Steen was selected by the Philadelphia Eagles in the third round, 65th overall, of the 2023 NFL draft. On November 5, 2023, Steen got his first professional start against the Dallas Cowboys. As a rookie, he appeared in 11 games and started one in the 2023 season.

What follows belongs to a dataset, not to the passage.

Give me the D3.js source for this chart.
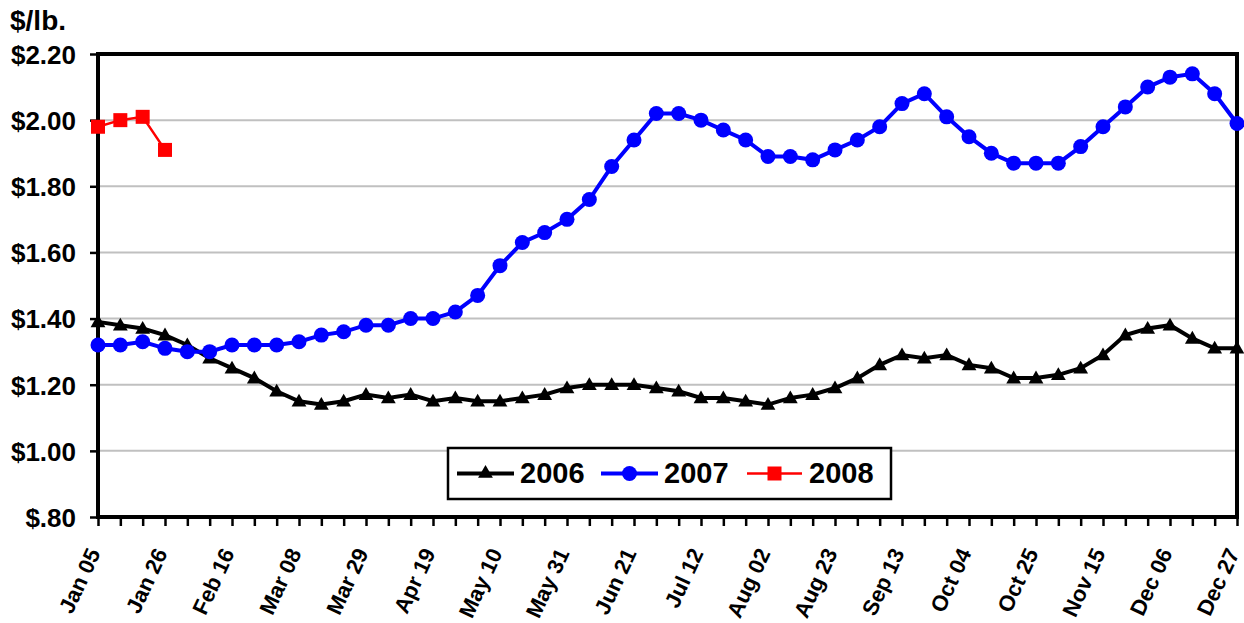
<!DOCTYPE html>
<html><head><meta charset="utf-8">
<script src="https://cdn.jsdelivr.net/npm/d3@7"></script>
<style>body{margin:0;background:#fff;}svg{display:block;font-family:Arial,"Liberation Sans",sans-serif;}</style>
</head><body>
<svg id="c" width="1244" height="623"></svg>
<script>
const weeks = ["Jan 05","Jan 12","Jan 19","Jan 26","Feb 02","Feb 09","Feb 16","Feb 23","Mar 01","Mar 08","Mar 15","Mar 22","Mar 29","Apr 05","Apr 12","Apr 19","Apr 26","May 03","May 10","May 17","May 24","May 31","Jun 07","Jun 14","Jun 21","Jun 28","Jul 05","Jul 12","Jul 19","Jul 26","Aug 02","Aug 09","Aug 16","Aug 23","Aug 30","Sep 06","Sep 13","Sep 20","Sep 27","Oct 04","Oct 11","Oct 18","Oct 25","Nov 01","Nov 08","Nov 15","Nov 22","Nov 29","Dec 06","Dec 13","Dec 20","Dec 27"];
const s2006 = [1.39,1.38,1.37,1.35,1.32,1.28,1.25,1.22,1.18,1.15,1.14,1.15,1.17,1.16,1.17,1.15,1.16,1.15,1.15,1.16,1.17,1.19,1.20,1.20,1.20,1.19,1.18,1.16,1.16,1.15,1.14,1.16,1.17,1.19,1.22,1.26,1.29,1.28,1.29,1.26,1.25,1.22,1.22,1.23,1.25,1.29,1.35,1.37,1.38,1.34,1.31,1.31];
const s2007 = [1.32,1.32,1.33,1.31,1.30,1.30,1.32,1.32,1.32,1.33,1.35,1.36,1.38,1.38,1.40,1.40,1.42,1.47,1.56,1.63,1.66,1.70,1.76,1.86,1.94,2.02,2.02,2.00,1.97,1.94,1.89,1.89,1.88,1.91,1.94,1.98,2.05,2.08,2.01,1.95,1.90,1.87,1.87,1.87,1.92,1.98,2.04,2.10,2.13,2.14,2.08,1.99];
const s2008 = [1.98,2.00,2.01,1.91];
const yTicks = [0.80,1.00,1.20,1.40,1.60,1.80,2.00,2.20];
const yLabels = ["$.80","$1.00","$1.20","$1.40","$1.60","$1.80","$2.00","$2.20"];
const seriesNames = ["2006","2007","2008"];

const svg = d3.select("#c");
const L = 98, R = 1237, T = 54, B = 517;
const x = d3.scalePoint().domain(weeks).range([L, R]);
const y = d3.scaleLinear().domain([0.8, 2.2]).range([B, T]);

// grid
svg.append("g").selectAll("line").data(yTicks.slice(1, -1)).join("line")
  .attr("x1", L).attr("x2", R).attr("y1", d => y(d)).attr("y2", d => y(d))
  .attr("stroke", "#c0c0c0").attr("stroke-width", 2);

// y axis
const yAxis = d3.axisLeft(y).tickValues(yTicks).tickSize(8).tickPadding(14)
  .tickFormat((d, i) => yLabels[i]);
const gy = svg.append("g").attr("transform", `translate(${L},0)`).call(yAxis)
  .attr("font-family", null).attr("font-size", null);
gy.select(".domain").remove();
gy.selectAll(".tick line").attr("stroke", "#000").attr("stroke-width", 2.5);
gy.selectAll(".tick text").attr("font-size", 26).attr("font-weight", "bold").attr("fill", "#000")
  .attr("dy", "0.36em");

// x axis
const xAxis = d3.axisBottom(x).tickSize(9).tickFormat("");
const gx = svg.append("g").attr("transform", `translate(0,${B})`).call(xAxis);
gx.select(".domain").remove();
gx.selectAll(".tick line").attr("stroke", "#000").attr("stroke-width", 2.5);
const labelWeeks = weeks.filter((d, i) => i % 3 === 0);
svg.append("g").selectAll("text").data(labelWeeks).join("text")
  .attr("transform", d => `translate(${x(d) + 3},${B + 36}) rotate(-65)`)
  .attr("text-anchor", "end").attr("font-size", 22).attr("font-weight", "bold")
  .attr("fill", "#000").text(d => d);

// frame
svg.append("rect").attr("x", L).attr("y", T).attr("width", R - L).attr("height", B - T)
  .attr("fill", "none").attr("stroke", "#000").attr("stroke-width", 4);

const line = d3.line().x((d, i) => x(weeks[i])).y(d => y(d));
const tri = d3.symbol().type(d3.symbolTriangle).size(95);

// 2006
svg.append("path").datum(s2006).attr("d", line).attr("fill", "none")
  .attr("stroke", "#000").attr("stroke-width", 4);
svg.append("g").selectAll("path").data(s2006).join("path")
  .attr("d", tri).attr("transform", (d, i) => `translate(${x(weeks[i])},${y(d) + 1})`).attr("fill", "#000");

// 2007
svg.append("path").datum(s2007).attr("d", line).attr("fill", "none")
  .attr("stroke", "#0000ff").attr("stroke-width", 4);
svg.append("g").selectAll("circle").data(s2007).join("circle")
  .attr("cx", (d, i) => x(weeks[i])).attr("cy", d => y(d)).attr("r", 7.5).attr("fill", "#0000ff");

// 2008
svg.append("path").datum(s2008).attr("d", line).attr("fill", "none")
  .attr("stroke", "#ff0000").attr("stroke-width", 2.5);
svg.append("g").selectAll("rect").data(s2008).join("rect")
  .attr("x", (d, i) => x(weeks[i]) - 7).attr("y", d => y(d) - 7)
  .attr("width", 14).attr("height", 14).attr("fill", "#ff0000");

// title
svg.append("text").attr("x", 10).attr("y", 30).attr("font-size", 28).attr("font-weight", "bold").text("$/lb.");

// legend
const lg = svg.append("g");
lg.append("rect").attr("x", 448).attr("y", 448).attr("width", 443).attr("height", 51)
  .attr("fill", "#fff").attr("stroke", "#000").attr("stroke-width", 2.5);
const ly = 473.5;
const items = [
  {x0: 457, x1: 514, tx: 520, color: "#000", w: 4, m: "tri"},
  {x0: 601, x1: 658, tx: 664, color: "#0000ff", w: 4, m: "circle"},
  {x0: 747, x1: 802, tx: 809, color: "#ff0000", w: 2.5, m: "rect"}
];
items.forEach((it, i) => {
  lg.append("line").attr("x1", it.x0).attr("x2", it.x1).attr("y1", ly).attr("y2", ly)
    .attr("stroke", it.color).attr("stroke-width", it.w);
  const cx = (it.x0 + it.x1) / 2;
  if (it.m === "tri") lg.append("path").attr("d", tri).attr("transform", `translate(${cx},${ly})`).attr("fill", it.color);
  if (it.m === "circle") lg.append("circle").attr("cx", cx).attr("cy", ly).attr("r", 7.5).attr("fill", it.color);
  if (it.m === "rect") lg.append("rect").attr("x", cx - 7).attr("y", ly - 7).attr("width", 14).attr("height", 14).attr("fill", it.color);
  lg.append("text").attr("x", it.tx).attr("y", 483).attr("font-size", 29).attr("font-weight", "bold")
    .text(seriesNames[i]);
});
</script>
</body></html>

In the 2024 season, Steen won a Super Bowl championship when the Eagles defeated the Kansas City Chiefs 40–22 in Super Bowl LIX.

Pre-draft measurables
| Height | Weight | Arm length | Hand span | Wingspan | 20-yard shuttle | Three-cone drill | Vertical jump | Broad jump | Bench press |
| 6 ft 6 in (1.98 m) | 321 lb (146 kg) | 32+3⁄4 in (0.83 m) | 10+1⁄2 in (0.27 m) | 6 ft 8+1⁄2 in (2.04 m) | 4.50 s | 7.78 s | 29.5 in (0.75 m) | 9 ft 1 in (2.77 m) | 31 reps |
All values from NFL Combine/Pro Day

==Personal life==
Steen has three younger brothers, Blake (2004), Dylan Steen (2008), and Ayden (2010). Blake is a member of the University of Virginia football team. Steen's grandfather, Sergeant Rodney Maxwell Davis, was a non-commissioned officer in the United States Marine Corps who was posthumously awarded the Medal of Honor for heroism above and beyond the call of duty in 1967, during the Vietnam War.